Lawrence Gullo, a gay performer who identifies as broadly falling within the pagan tradition, likewise greeted news of the temple with positivity. "It’s important to pay reverence to our elders and our history and our cultural touchstones, and if the church is the only place doing it, then good for them. I come from a faith where it's 100 percent appropriate to include your elders in your shrines and altars, so this seems to make sense to me, though I'm not Christian.”

For the temple’s creators, Wilde is an “elder” in a tradition far broader than the fight for LGBTQ equality. Rather, they see him as an iconic representative of the right to define — and defend — one’s own identity, regardless of societal pressure to the contrary.
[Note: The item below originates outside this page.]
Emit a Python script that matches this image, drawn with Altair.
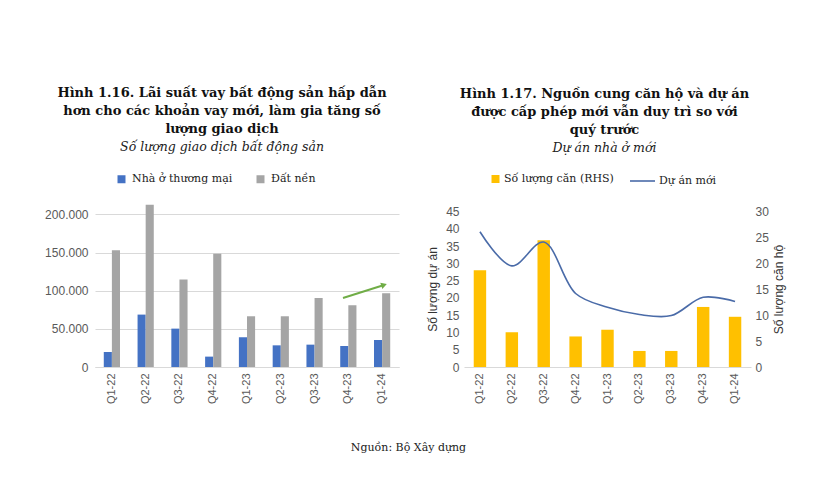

“I think Oscar Wilde transcends identity politics,” Gingeras, the temple’s curator, said, pointing to what she saw as his history of progressive values throughout his life. “[He represents] the inherent quality of human beings to be rebellious.” She noted that in the 1970s, “Avenge Oscar Wilde” had become a mantra of LGBTQ liberation. Perhaps, she said, it was time to resurrect it.

“Forget ‘Resist,’’ she joked. “Let’s bring back ‘Avenge Oscar Wilde.’”

For Wilde, at least, such an ending might be welcome. During his prison sentence, he wrote extensively of his desire to make his suffering matter. In De Profundis he wrote, “But while there were times when I rejoiced in the idea that my sufferings were to be endless, I could not bear them to be without meaning.”

Reconfigured as a religious martyr, and venerated as a saint, Wilde may at last have attained the legacy he sought.